The chap, let's call him Larry Leeds, is a proud denizen of West Yorkshire's largest city (yeah, I had to look that one up too). But one day when he had to give out his address, his colleagues - not to mention some less-considerate vendor execs - noted that he has a WF postcode, denoting Wakefield. But he doesn't actually live in the city that arose around the majestic river Calder.
"It's on the boundary, but it's definitely in Leeds," he said. "Wakefield's a real flat-cap and whippet town."

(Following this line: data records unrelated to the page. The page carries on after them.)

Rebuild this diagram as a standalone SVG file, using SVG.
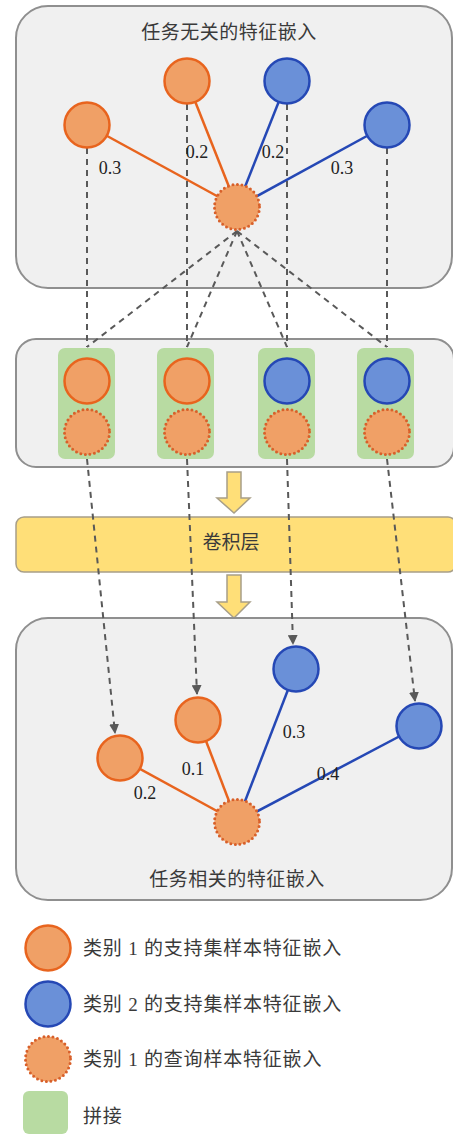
<svg xmlns="http://www.w3.org/2000/svg" width="453" height="1134" viewBox="0 0 453 1134">
<style>
.panel{fill:#f0f0f0;stroke:#8f8f8f;stroke-width:2}
.o{fill:#f0a066;stroke:#e8641e;stroke-width:2.5}
.b{fill:#6a90d8;stroke:#2548b5;stroke-width:2.5}
.q{fill:#f0a066;stroke:#d8602a;stroke-width:3;stroke-dasharray:0 4.6;stroke-linecap:round}
.g{fill:#b8dba2}
.lo{stroke:#e8641e;stroke-width:2.5;fill:none}
.lb{stroke:#2548b5;stroke-width:2.5;fill:none}
.d{stroke:#595959;stroke-width:2;stroke-dasharray:6 5;fill:none}
.zh{font-family:"Liberation Serif","Noto Sans CJK SC",serif;font-size:19px;fill:#3a3a3a}
.lg{letter-spacing:0.8px}
.num{font-family:"Liberation Serif",serif;font-size:18px;fill:#222;text-anchor:middle}
.y{fill:#ffdf78;stroke:#a89f88;stroke-width:1.5}
</style>
<defs>
<marker id="ah" viewBox="0 0 10 10" refX="9" refY="5" markerWidth="5" markerHeight="5" orient="auto" markerUnits="strokeWidth">
<path d="M0,0 L10,5 L0,10 Z" fill="#595959"/>
</marker>
</defs>

<g id="panel-top">
<rect class="panel" x="16" y="6" width="436" height="282" rx="32"/>
<text class="zh" x="229" y="39" text-anchor="middle" letter-spacing="0.5">任务无关的特征嵌入</text>
</g>
<g id="panel-mid">
<rect class="panel" x="16" y="339" width="438" height="128" rx="20"/>
</g>
<g id="conv">
<rect class="y" x="16" y="517" width="440" height="55" rx="8"/>
<text class="zh" x="231" y="549" text-anchor="middle">卷积层</text>
</g>
<g id="arrows-yellow">
<polygon class="y" points="227,472 241,472 241,498 250,498 234,513 217,498 227,498"/>
<polygon class="y" points="227,575 241,575 241,602 250,602 234,618 217,602 227,602"/>
</g>
<g id="panel-bot">
<rect class="panel" x="16" y="618" width="436" height="282" rx="32"/>
<text class="zh" x="237" y="886" text-anchor="middle" letter-spacing="0.5">任务相关的特征嵌入</text>
</g>

<g id="connectors">
<line class="lo" x1="87" y1="125" x2="237" y2="207"/>
<line class="lo" x1="187" y1="81" x2="237" y2="207"/>
<line class="lb" x1="287" y1="81" x2="237" y2="207"/>
<line class="lb" x1="387" y1="125" x2="237" y2="207"/>
<line class="d" x1="87" y1="148" x2="87" y2="347"/>
<line class="d" x1="187" y1="104" x2="187" y2="347"/>
<line class="d" x1="287" y1="104" x2="287" y2="347"/>
<line class="d" x1="387" y1="148" x2="387" y2="347"/>
<line class="d" x1="237" y1="231" x2="87" y2="347"/>
<line class="d" x1="237" y1="231" x2="187" y2="347"/>
<line class="d" x1="237" y1="231" x2="287" y2="347"/>
<line class="d" x1="237" y1="231" x2="387" y2="347"/>
<line class="d" x1="87" y1="459" x2="115" y2="733" marker-end="url(#ah)"/>
<line class="d" x1="187" y1="459" x2="197" y2="694" marker-end="url(#ah)"/>
<line class="d" x1="287" y1="459" x2="293" y2="644" marker-end="url(#ah)"/>
<line class="d" x1="387" y1="459" x2="415" y2="701" marker-end="url(#ah)"/>
<line class="lo" x1="120" y1="758" x2="237" y2="822"/>
<line class="lo" x1="198" y1="720" x2="237" y2="822"/>
<line class="lb" x1="296" y1="669" x2="237" y2="822"/>
<line class="lb" x1="419" y1="726" x2="237" y2="822"/>
</g>

<g id="top-nodes">
<circle id="t-o1" class="o" cx="87" cy="125" r="22.5"/>
<circle id="t-o2" class="o" cx="187" cy="81" r="22.5"/>
<circle id="t-b1" class="b" cx="287" cy="81" r="22.5"/>
<circle id="t-b2" class="b" cx="387" cy="125" r="22.5"/>
<circle id="t-q" class="q" cx="237" cy="207" r="22.5"/>
<text class="num" x="110" y="174">0.3</text>
<text class="num" x="197" y="158">0.2</text>
<text class="num" x="273" y="158">0.2</text>
<text class="num" x="342" y="174">0.3</text>
</g>

<g id="concat-1">
<rect class="g" x="58" y="348" width="57" height="111" rx="7"/>
<circle class="o" cx="87" cy="381" r="22.5"/>
<circle class="q" cx="87" cy="432" r="22.5"/>
</g>
<g id="concat-2">
<rect class="g" x="157" y="348" width="57" height="111" rx="7"/>
<circle class="o" cx="187" cy="381" r="22.5"/>
<circle class="q" cx="187" cy="432" r="22.5"/>
</g>
<g id="concat-3">
<rect class="g" x="258" y="348" width="57" height="111" rx="7"/>
<circle class="b" cx="287" cy="381" r="22.5"/>
<circle class="q" cx="287" cy="432" r="22.5"/>
</g>
<g id="concat-4">
<rect class="g" x="357" y="348" width="57" height="111" rx="7"/>
<circle class="b" cx="387" cy="381" r="22.5"/>
<circle class="q" cx="387" cy="432" r="22.5"/>
</g>

<g id="bottom-nodes">
<circle id="b-o1" class="o" cx="120" cy="758" r="22.5"/>
<circle id="b-o2" class="o" cx="198" cy="720" r="22.5"/>
<circle id="b-b1" class="b" cx="296" cy="669" r="22.5"/>
<circle id="b-b2" class="b" cx="419" cy="726" r="22.5"/>
<circle id="b-q" class="q" cx="237" cy="822" r="22.5"/>
<text class="num" x="145" y="799">0.2</text>
<text class="num" x="193" y="775">0.1</text>
<text class="num" x="294" y="738">0.3</text>
<text class="num" x="328" y="780">0.4</text>
</g>

<g id="legend">
<circle class="o" cx="48" cy="948" r="22.5"/>
<text class="zh lg" x="83" y="955">类别 1 的支持集样本特征嵌入</text>
<circle class="b" cx="48" cy="1004" r="22.5"/>
<text class="zh lg" x="83" y="1011">类别 2 的支持集样本特征嵌入</text>
<circle class="q" cx="48" cy="1059" r="22.5"/>
<text class="zh lg" x="83" y="1066">类别 1 的查询样本特征嵌入</text>
<rect class="g" x="23" y="1091" width="45" height="43" rx="6"/>
<text class="zh lg" x="83" y="1123">拼接</text>
</g>
</svg>
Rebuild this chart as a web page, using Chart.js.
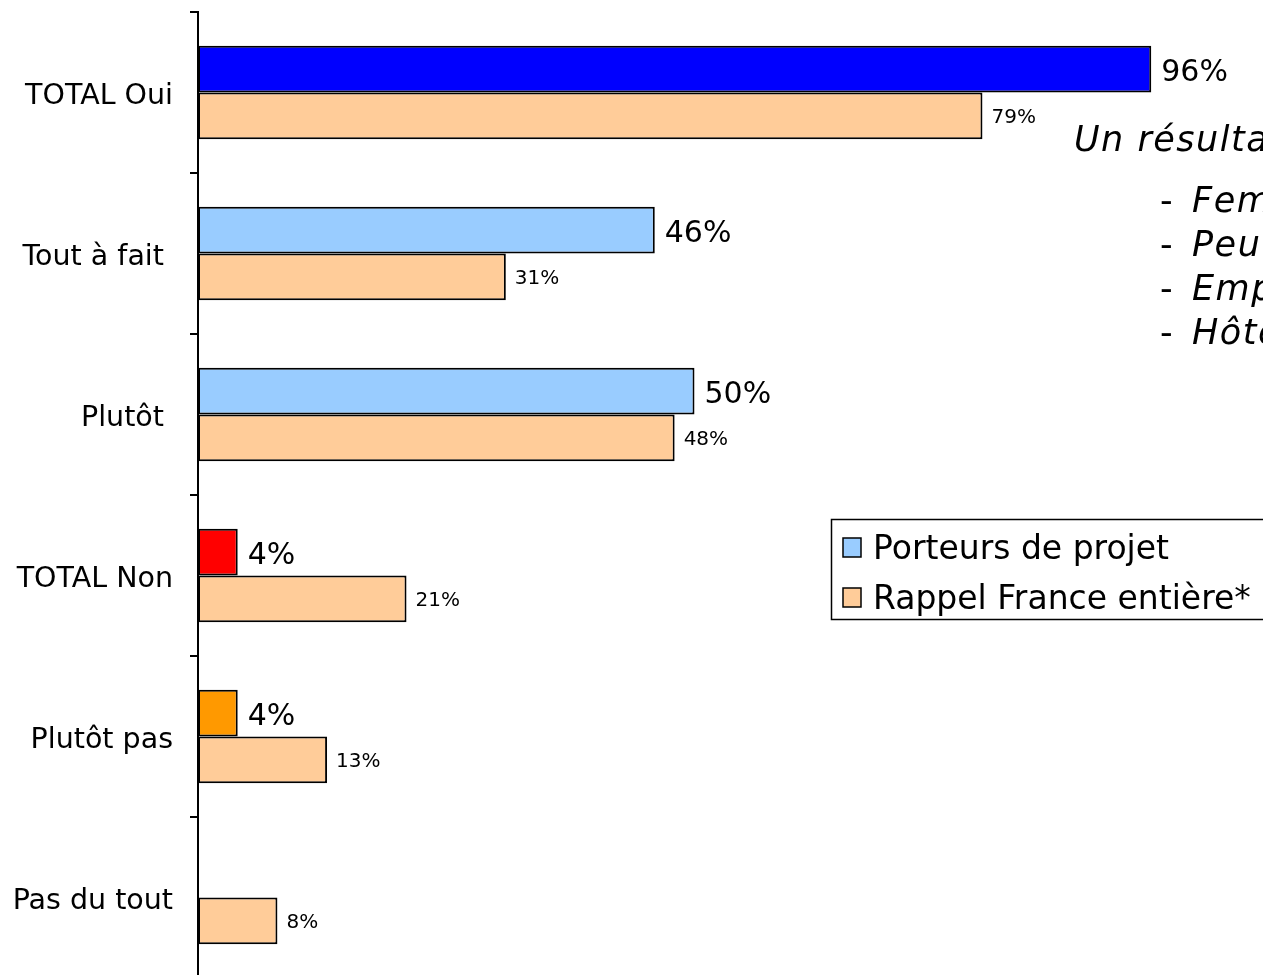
<!DOCTYPE html>
<html>
<head>
<meta charset="utf-8">
<script src="https://cdn.jsdelivr.net/npm/chart.js@4"></script>
<style>
  html, body { margin: 0; padding: 0; background: #fff; overflow: hidden; }
  #wrap { position: relative; width: 1263px; height: 990px; overflow: hidden; }
  .note { position: absolute; font-family: "DejaVu Sans", Verdana, sans-serif; font-style: italic;
          font-size: 35px; letter-spacing: 1.5px; color: #000; white-space: nowrap; line-height: 44px; }
  .dash { font-style: normal; letter-spacing: 0; }
</style>
</head>
<body>
<div id="wrap">
  <canvas id="chart" width="1263" height="990"></canvas>
  <div class="note" style="left:1074px; top:117px;">Un résultat plus élevé chez les :</div>
  <div class="note dash" style="left:1160px; top:178px;">-</div>
  <div class="note" style="left:1192px; top:178px;">Femmes</div>
  <div class="note dash" style="left:1160px; top:222px;">-</div>
  <div class="note" style="left:1192px; top:222px;">Peu diplômés</div>
  <div class="note dash" style="left:1160px; top:266px;">-</div>
  <div class="note" style="left:1192px; top:266px;">Employés</div>
  <div class="note dash" style="left:1160px; top:310px;">-</div>
  <div class="note" style="left:1192px; top:310px;">Hôtellerie-restauration</div>
</div>
<script>
// categories and values (in %)
const categories = ['TOTAL Oui', 'Tout à fait ', 'Plutôt ', 'TOTAL Non', 'Plutôt pas', 'Pas du tout'];
const porteurs = [96, 46, 50, 4, 4, 0];
const franceEntiere = [79, 31, 48, 21, 13, 8];
const seriesNames = ['Porteurs de projet', 'Rappel France entière*'];

// one colour per bar for the first series, the legend keeps the light blue
const porteursColors = ['#0000FF', '#99CCFF', '#99CCFF', '#FF0000', '#FF9900', '#99CCFF'];
const legendColors = ['#99CCFF', '#FFCC99'];

const fontFamily = '"DejaVu Sans", Verdana, sans-serif';

// draws the percent labels next to each bar
const valueLabels = {
    id: 'valueLabels',
    afterDatasetsDraw(chart) {
        const ctx = chart.ctx;
        ctx.save();
        ctx.fillStyle = '#000';
        ctx.textBaseline = 'middle';
        ctx.textAlign = 'left';
        chart.data.datasets.forEach((ds, i) => {
            const meta = chart.getDatasetMeta(i);
            ctx.font = (i === 0 ? '30px ' : '20px ') + fontFamily;
            meta.data.forEach((bar, j) => {
                const v = ds.data[j];
                if (!v) return;
                if (i === 0) ctx.fillText(v + '%', bar.x + 10, bar.y + 4);
                else ctx.fillText(v + '%', bar.x + 9, bar.y + 2);
            });
        });
        ctx.restore();
    }
};

// boxed legend drawn by hand
const boxLegend = {
    id: 'boxLegend',
    afterDraw(chart) {
        const ctx = chart.ctx;
        ctx.save();
        ctx.strokeStyle = '#000';
        ctx.lineWidth = 1.5;
        ctx.strokeRect(831.5, 519.5, 460, 100);
        ctx.font = '33px ' + fontFamily;
        ctx.textBaseline = 'middle';
        chart.data.datasets.forEach((ds, i) => {
            const y = 548 + i * 50;
            ctx.fillStyle = legendColors[i];
            ctx.fillRect(843, y - 10, 18, 19);
            ctx.strokeRect(843, y - 10, 18, 19);
            ctx.fillStyle = '#000';
            ctx.fillText(ds.label, 873, y + 2);
        });
        ctx.restore();
    }
};

new Chart(document.getElementById('chart'), {
    type: 'bar',
    data: {
        labels: categories,
        datasets: [{
            label: seriesNames[0],
            data: porteurs,
            backgroundColor: porteursColors,
            borderColor: '#000',
            borderWidth: 2,
            borderSkipped: false
        }, {
            label: seriesNames[1],
            data: franceEntiere,
            backgroundColor: '#FFCC99',
            borderColor: '#000',
            borderWidth: 2,
            borderSkipped: false
        }]
    },
    options: {
        indexAxis: 'y',
        responsive: false,
        animation: false,
        events: [],
        layout: { padding: { top: 12, right: 72, bottom: 12, left: 0 } },
        datasets: { bar: { categoryPercentage: 0.58, barPercentage: 1 } },
        plugins: { legend: { display: false }, tooltip: { enabled: false } },
        scales: {
            x: { display: false, min: 0, max: 100 },
            y: {
                afterFit(scale) {
                    scale.width = 198;
                    scale.paddingTop = 0;
                    scale.paddingBottom = 0;
                },
                border: { display: true, color: '#000', width: 2 },
                grid: { offset: true, drawOnChartArea: false, drawTicks: true, tickLength: 8, color: '#000', lineWidth: 2 },
                ticks: { color: '#000', padding: 17, labelOffset: 4, font: { family: fontFamily, size: 28.5 } }
            }
        }
    },
    plugins: [valueLabels, boxLegend]
});
</script>
</body>
</html>
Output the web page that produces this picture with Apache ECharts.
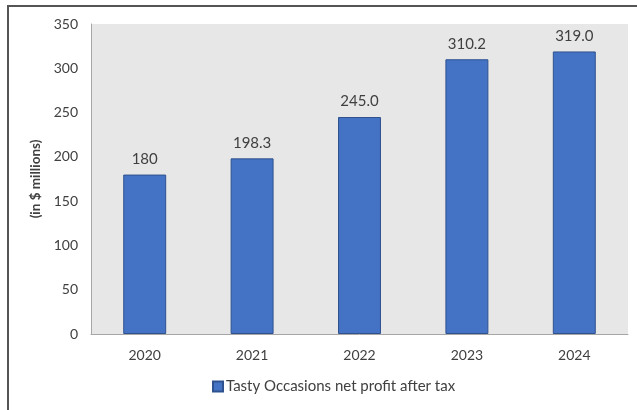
<!DOCTYPE html>
<html>
<head>
<meta charset="utf-8">
<script src="https://cdn.jsdelivr.net/npm/echarts@6/dist/echarts.min.js"></script>
<style>
  html, body { margin: 0; padding: 0; background: #fff; }
  #wrap { position: relative; width: 637px; height: 410px; }
  #frame { position: absolute; left: 7px; top: 5px; width: 640px; height: 420px;
           border-left: 2px solid #555; border-top: 2px solid #555; box-sizing: border-box; }
  #chart { position: absolute; left: 0; top: 0; width: 637px; height: 410px; }
</style>
</head>
<body>
<div id="wrap">
  <div id="frame"></div>
  <div id="chart"></div>
</div>
<script>
// Net profit after tax, in $ millions
const years = ['2020', '2021', '2022', '2023', '2024'];
const profit = [180, 198.3, 245.0, 310.2, 319.0];
const profitLabels = ['180', '198.3', '245.0', '310.2', '319.0'];
const yTicks = { min: 0, max: 350, interval: 50 };
const seriesName = 'Tasty Occasions net profit after tax';

const textColor = '#404040';
const font = 'Lato, "Open Sans", sans-serif';

const chart = echarts.init(document.getElementById('chart'));
chart.setOption({
  animation: false,
  grid: { left: 91, right: 9, top: 24, bottom: 76, backgroundColor: '#e7e7e7', show: true, borderWidth: 0 },
  legend: {
    bottom: 11, left: 207,
    itemWidth: 10, itemHeight: 10, itemGap: 10,
    icon: 'rect',
    textStyle: { color: textColor, fontSize: 15, fontFamily: font, padding: [0, 0, 0, -2] },
    data: [seriesName]
  },
  xAxis: {
    type: 'category',
    data: years,
    axisLine: { lineStyle: { color: '#a6a6a6', width: 1 } },
    axisTick: { show: false },
    axisLabel: { color: textColor, fontSize: 14, fontFamily: font, margin: 14 }
  },
  yAxis: {
    type: 'value',
    min: yTicks.min, max: yTicks.max, interval: yTicks.interval,
    name: '(in $ millions)',
    nameLocation: 'middle',
    nameGap: 47,
    nameTextStyle: { color: textColor, fontSize: 13.5, fontWeight: 'bold', fontFamily: font },
    axisLine: { show: true, lineStyle: { color: '#a6a6a6', width: 1 } },
    axisTick: { show: false },
    splitLine: { show: false },
    axisLabel: { color: textColor, fontSize: 14, fontFamily: font, margin: 13 }
  },
  series: [{
    name: seriesName,
    type: 'bar',
    data: profit,
    barWidth: '40%',
    itemStyle: { color: '#4472c4', borderColor: '#2f528f', borderWidth: 1 },
    label: {
      show: true, position: 'top', distance: 8,
      color: textColor, fontSize: 15, fontFamily: font,
      formatter: p => profitLabels[p.dataIndex]
    }
  }]
});
</script>
</body>
</html>
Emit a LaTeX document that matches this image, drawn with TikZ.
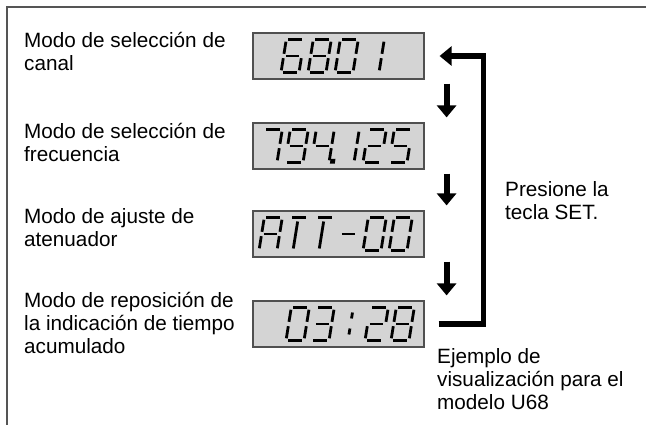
\documentclass[tikz,border=0pt]{standalone}
\usepackage{fontspec}
\setmainfont{Liberation Sans}
\usetikzlibrary{arrows.meta}
\definecolor{lcdfill}{RGB}{212,212,212}
\definecolor{lcdedge}{RGB}{80,80,80}
\definecolor{framegray}{RGB}{85,85,85}
\tikzset{
  lbl/.style={anchor=north west, inner sep=0pt, align=left, font=\fontsize{20.7}{23}\selectfont},
  lcd/.style={draw=lcdedge, line width=1.2pt, fill=lcdfill, minimum width=171pt, minimum height=46pt, inner sep=0pt},
  seg/.style={line width=2.8pt, line cap=butt},
  sa/.style={insert path={(2.2,33)--(15.8,33)}},
  sb/.style={insert path={(18,30.8)--(18,18.7)}},
  sc/.style={insert path={(18,14.3)--(18,2.2)}},
  sd/.style={insert path={(2.2,0)--(15.8,0)}},
  se/.style={insert path={(0,2.2)--(0,14.3)}},
  sf/.style={insert path={(0,18.7)--(0,30.8)}},
  sg/.style={insert path={(2.2,16.5)--(15.8,16.5)}},
  st/.style={insert path={(8,29)--(8,2)}},
  sdp/.style={insert path={(20.5,0.3) rectangle (22.5,2.3)}},
  scl/.style={insert path={(4,22)--(4,28) (4,6)--(4,12)}},
  downarr/.style={line width=6pt, -{Triangle[width=19pt,length=12pt]}},
  loopline/.style={line width=5.5pt, line join=miter, -{Triangle[width=19pt,length=12pt]}},
  framel/.style={draw=framegray, line width=1.5pt}
}
\newcommand\lcdchar[3]{\begin{scope}[shift={(#1,#2)},y=1pt,xslant=0.16]\foreach \s in {#3}{\draw[seg,s\s];}\end{scope}}
\begin{document}
\begin{tikzpicture}[x=1pt,y=-1pt]
\useasboundingbox (0,0) rectangle (646,425);
\coordinate (fbl) at (7,425);
\coordinate (fc) at (7,7);
\coordinate (ftr) at (646,7);
\draw[framel] (fbl) -- (fc) -- (ftr);

\node[lbl] (t1) at (24,31.8) {Modo de selección de\\canal};
\node[lbl] (t2) at (24,122.8) {Modo de selección de\\frecuencia};
\node[lbl] (t3) at (24,208) {Modo de ajuste de\\atenuador};
\node[lbl] (t4) at (24,292) {Modo de reposición de\\la indicación de tiempo\\acumulado};
\node[lbl] (t5) at (505,181.8) {Presione la\\tecla SET.};
\node[lbl] (t6) at (437,347.8) {Ejemplo de\\visualización para el\\modelo U68};

\node[lcd] (box1) at (338.5,56) {};
\node[lcd] (box2) at (338.5,146) {};
\node[lcd] (box3) at (338.5,234) {};
\node[lcd] (box4) at (338.5,324) {};

% 6801
\lcdchar{281}{72.5}{a,c,d,e,f,g}
\lcdchar{308}{72.5}{a,b,c,d,e,f,g}
\lcdchar{335}{72.5}{a,b,c,d,e,f}
\lcdchar{361}{72.5}{b,c}
% 794.125
\lcdchar{259}{162.5}{a,b,c}
\lcdchar{285}{162.5}{a,b,c,d,f,g}
\lcdchar{311}{162.5}{b,c,f,g,dp}
\lcdchar{336}{162.5}{b,c}
\lcdchar{363}{162.5}{a,b,d,e,g}
\lcdchar{389}{162.5}{a,c,d,f,g}
% ATT -00
\lcdchar{259}{250.5}{a,b,c,e,f,g}
\lcdchar{285}{250.5}{a,t}
\lcdchar{311}{250.5}{a,t}
\lcdchar{337}{250.5}{g}
\lcdchar{363}{250.5}{a,b,c,d,e,f}
\lcdchar{389}{250.5}{a,b,c,d,e,f}
% 03:28
\lcdchar{286}{340.5}{a,b,c,d,e,f}
\lcdchar{311}{340.5}{a,b,c,d,g}
\lcdchar{344}{340.5}{cl}
\lcdchar{365}{340.5}{a,b,d,e,g}
\lcdchar{391}{340.5}{a,b,c,d,e,f,g}

\draw[downarr] ([xshift=22pt,yshift=-4pt]box1.south east) -- ([xshift=22pt,yshift=5pt]box2.north east);
\draw[downarr] ([xshift=22pt,yshift=-4pt]box2.south east) -- ([xshift=22pt,yshift=5pt]box3.north east);
\draw[downarr] ([xshift=22pt,yshift=-4pt]box3.south east) -- ([xshift=22pt,yshift=5pt]box4.north east);
\draw[loopline] ([xshift=14pt]box4.east) -- ++(45,0) |- ([xshift=15pt]box1.east);
\end{tikzpicture}
\end{document}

This is surely a moot point. Everyone knows that everything north of Watford and west
of Marble Arch - be it Aberystwyth, Aylesbury or Aberdeen - is pretty much a godforsaken wasteland.
Meat your maker
I wasn't massively surprised to see that big-name investor Peter Thiel has sold his 20 million shares in Facebook, being as the social network's market cap has predictably plummeted from its starting point of 10,000 gazillion trillion dollars to about 64 cents.
More surprising was the news that he is investing some of his moolah in a meat printing company. Yep, meat printing.
Start-up Modern Meadow claims it is using "tissue engineering to create meat and leather without the need to raise, slaughter and transport animals".
As a vegetarian and environmentalist (don't look so surprised), this seems like welcome news. But, Mr Thiel, if you're looking for a way to reduce your reliance on cruel and carbon-unfriendly meat products, might I suggest you plunge a few bob into my patented methodology. It's called The Diamond-Geezer Eating More Vegetables and Grains System.